A un certo punto Ettore si avvicina e con tono complice mi dice: «Adesso vieni con me, ti faccio vedere una cosa». Ci alziamo insieme e mi accompagna verso l’ingresso, dove una vetrinetta ricolma di dolci cattura subito lo sguardo. Con orgoglio me li presenta uno ad uno: «Sono tutti fatti da noi, ogni giorno. Scegli quello che ti ispira di più».
Gli occhi si posano su una cheesecake al caramello salato, alta e vellutata, decorata con frutta secca. La scelgo senza esitazione. Torniamo al tavolo e mi viene servita con un ciuffo di panna fresca. Al primo assaggio, la dolcezza piena del formaggio si fonde con la nota sapida e leggermente amaricante del caramello salato, creando un contrasto raffinato e mai eccessivo. La base di biscotto, fragrante ma morbida al morso, aggiunge un sostegno aromatico che accompagna senza coprire. La frutta secca porta croccantezza e un retrogusto tostato che completa l’insieme. È un dessert equilibrato, costruito con cura, in cui ogni elemento trova il suo posto: la chiusura perfetta di un pranzo che resterà nella memoria.

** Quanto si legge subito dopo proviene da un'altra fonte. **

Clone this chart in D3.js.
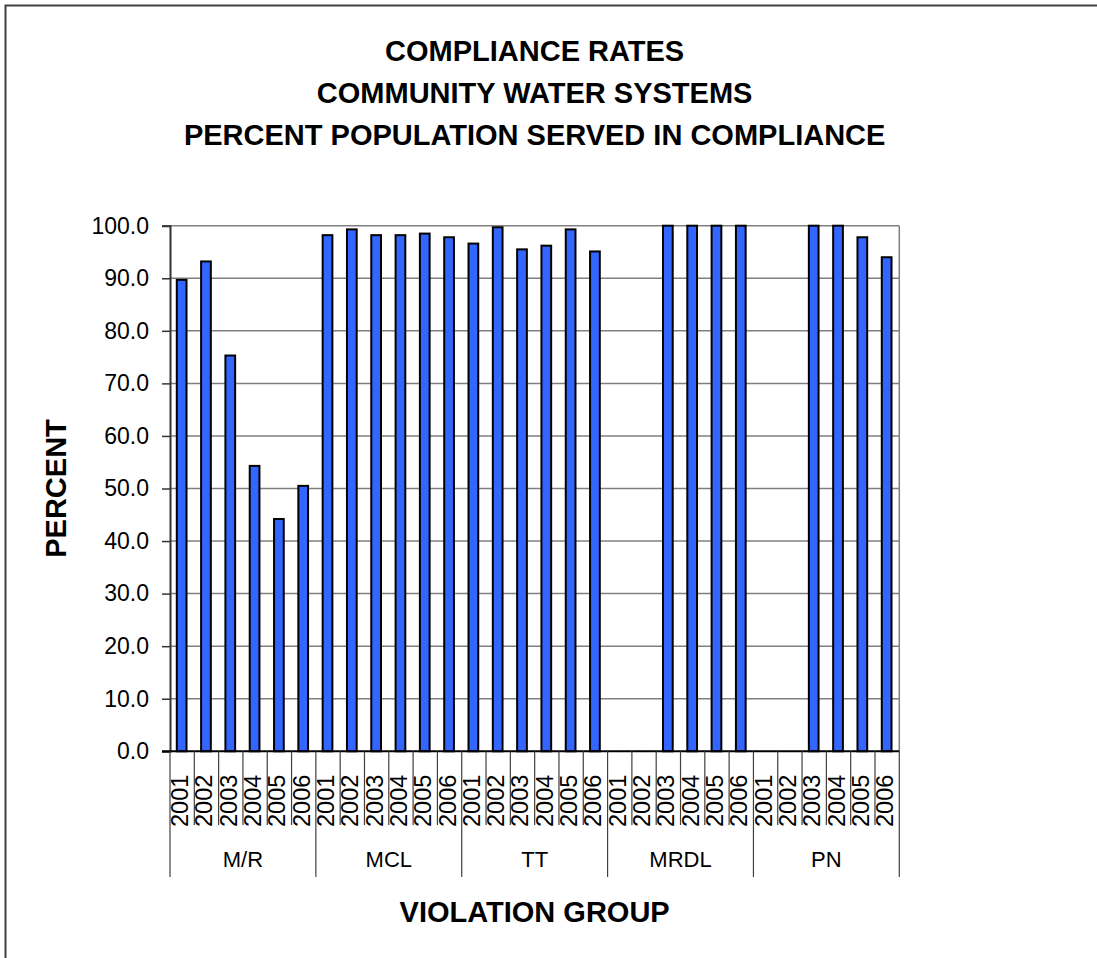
<!DOCTYPE html>
<html>
<head>
<meta charset="utf-8">
<script src="https://cdn.jsdelivr.net/npm/d3@7"></script>
<style>
  html, body { margin: 0; padding: 0; background: #fff; }
  svg { display: block; }
  text { font-family: "Liberation Sans", Arial, sans-serif; fill: #000; }
</style>
</head>
<body>
<svg id="chart" width="1097" height="958"></svg>
<script>
// ---- data ----
const titleLines = ["COMPLIANCE RATES", "COMMUNITY WATER SYSTEMS", "PERCENT POPULATION SERVED IN COMPLIANCE"];
const groups = ["M/R", "MCL", "TT", "MRDL", "PN"];
const years = ["2001", "2002", "2003", "2004", "2005", "2006"];
const mrValues   = [89.7, 93.2, 75.3, 54.3, 44.2, 50.5];
const mclValues  = [98.2, 99.3, 98.2, 98.2, 98.5, 97.8];
const ttValues   = [96.6, 99.7, 95.5, 96.2, 99.3, 95.1];
const mrdlValues = [null, null, 100.0, 100.0, 100.0, 100.0];
const pnValues   = [null, null, 100.0, 100.0, 97.8, 94.0];
const yTicks = [0, 10, 20, 30, 40, 50, 60, 70, 80, 90, 100];
const yTitle = "PERCENT";
const xTitle = "VIOLATION GROUP";

const seriesByGroup = [mrValues, mclValues, ttValues, mrdlValues, pnValues];
const rows = [];
groups.forEach((g, gi) => years.forEach((yr, yi) => rows.push({ key: g + "|" + yr, group: g, year: yr, value: seriesByGroup[gi][yi] })));

// ---- layout ----
const svg = d3.select("#chart");
const plot = { left: 170, right: 899.3, top: 225.7, bottom: 751.3 };

svg.append("rect").attr("x", 5.5).attr("y", 5.5).attr("width", 1300).attr("height", 1300)
  .attr("fill", "#fff").attr("stroke", "#404040").attr("stroke-width", 2);

const x = d3.scaleBand().domain(rows.map(d => d.key)).range([plot.left, plot.right]).padding(0);
const y = d3.scaleLinear().domain([0, 100]).range([plot.bottom, plot.top]);

// gridlines
svg.append("g").selectAll("line").data(yTicks.filter(t => t > 0)).join("line")
  .attr("x1", plot.left).attr("x2", plot.right)
  .attr("y1", d => y(d)).attr("y2", d => y(d))
  .attr("stroke", "#808080").attr("stroke-width", 1.5);
// right border of plot
svg.append("line").attr("x1", plot.right).attr("x2", plot.right).attr("y1", plot.top).attr("y2", plot.bottom)
  .attr("stroke", "#808080").attr("stroke-width", 1.5);

// bars
const bw = x.bandwidth() * 0.4;
svg.append("g").selectAll("rect").data(rows.filter(d => d.value != null)).join("rect")
  .attr("x", d => x(d.key) + (x.bandwidth() - bw) / 2 - 0.5)
  .attr("y", d => y(d.value))
  .attr("width", bw)
  .attr("height", d => y(0) - y(d.value))
  .attr("fill", "#3366FF").attr("stroke", "#000").attr("stroke-width", 2);

// y axis
const yAxis = svg.append("g").attr("transform", `translate(${plot.left},0)`)
  .call(d3.axisLeft(y).tickValues(yTicks).tickFormat(d3.format(".1f")).tickSize(8).tickPadding(13));
yAxis.select(".domain").attr("stroke", "#333").attr("stroke-width", 2);
yAxis.selectAll(".tick line").attr("stroke", "#333").attr("stroke-width", 1.5);
yAxis.selectAll(".tick text").attr("font-size", 23).attr("font-family", "Liberation Sans, Arial, sans-serif").attr("fill", "#000");

// x axis base line
svg.append("line").attr("x1", plot.left - 8).attr("x2", plot.right).attr("y1", plot.bottom).attr("y2", plot.bottom)
  .attr("stroke", "#000").attr("stroke-width", 2);

// x axis: year separators and labels
const sepYearBottom = 825, sepGroupBottom = 877;
const sepKeys = rows.map((d, i) => ({ xPos: x(d.key), isGroup: i % years.length === 0 }));
sepKeys.push({ xPos: plot.right, isGroup: true });
svg.append("g").selectAll("line").data(sepKeys).join("line")
  .attr("x1", d => d.xPos).attr("x2", d => d.xPos)
  .attr("y1", plot.bottom).attr("y2", d => d.isGroup ? sepGroupBottom : sepYearBottom)
  .attr("stroke", "#404040").attr("stroke-width", 1.2);

svg.append("g").selectAll("text").data(rows).join("text")
  .attr("transform", d => `translate(${x(d.key) + x.bandwidth() / 2 + 6},${827}) rotate(-90)`)
  .attr("text-anchor", "start")
  .attr("font-size", 23.5)
  .text(d => d.year);

// group labels
const groupScale = d3.scaleBand().domain(groups).range([plot.left, plot.right]);
svg.append("g").selectAll("text").data(groups).join("text")
  .attr("x", d => groupScale(d) + groupScale.bandwidth() / 2)
  .attr("y", 867)
  .attr("text-anchor", "middle")
  .attr("font-size", 22)
  .text(d => d);

// titles
const cx = (plot.left + plot.right) / 2;
svg.append("g").selectAll("text").data(titleLines).join("text")
  .attr("x", cx).attr("y", (d, i) => 61 + i * 42)
  .attr("text-anchor", "middle").attr("font-size", 29).attr("font-weight", "bold")
  .text(d => d);

svg.append("text").attr("x", cx).attr("y", 922).attr("text-anchor", "middle")
  .attr("font-size", 29).attr("font-weight", "bold").text(xTitle);

svg.append("text").attr("transform", `translate(66,${(plot.top + plot.bottom) / 2}) rotate(-90)`)
  .attr("text-anchor", "middle").attr("font-size", 29).attr("font-weight", "bold").text(yTitle);
</script>
</body>
</html>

Prima di andar via, Ettore insiste per una foto insieme. Chiama Stefania, la moglie, che arriva sorridendo con il cellulare in mano. «Dai, mettetevi vicini, questa è da incorniciare» dice con tono complice. Ci stringiamo accanto alla giovane chef, che scherza: «Mi raccomando, non fatemi sembrare troppo seria… in cucina rido sempre!». Scoppia una risata generale. Ettore mi poggia una mano sulla spalla: «Questa non è solo una foto, è un ricordo che resta». Stefania scatta più volte, ridendo: «Meglio abbondare, così scegliete la più bella». Lo scatto che rimane non è solo immagine, ma simbolo di un incontro che resterà nel cuore.
Mi alzo dal tavolo con il cuore colmo. Abbraccio Ettore e Stefania con gratitudine: «Grazie per la splendida accoglienza e per l’ottimo cibo. Tornerò presto a trovarvi, potete starne certi». Loro ricambiano con un sorriso sincero, di quelli che restano impressi.
Esco dalla Bottega Frascatana e mi fermo un attimo sulla porta: un ultimo sguardo alla sala, al calore che vi regna, alla passione che l’ha animata.
Scendo la scalinata lentamente, con passo leggero, quasi solenne, mentre il sole accarezza le pietre ancora umide di pioggia. Raggiungo la macchina con la sensazione che questo non sia stato solo un pranzo, ma un incontro di anime, un ricordo che mi accompagnerà .
So che tornerò: certi luoghi non ti lasciano, ti richiamano, come una voce segreta che invita a sederti di nuovo e vivere ancora la loro magia.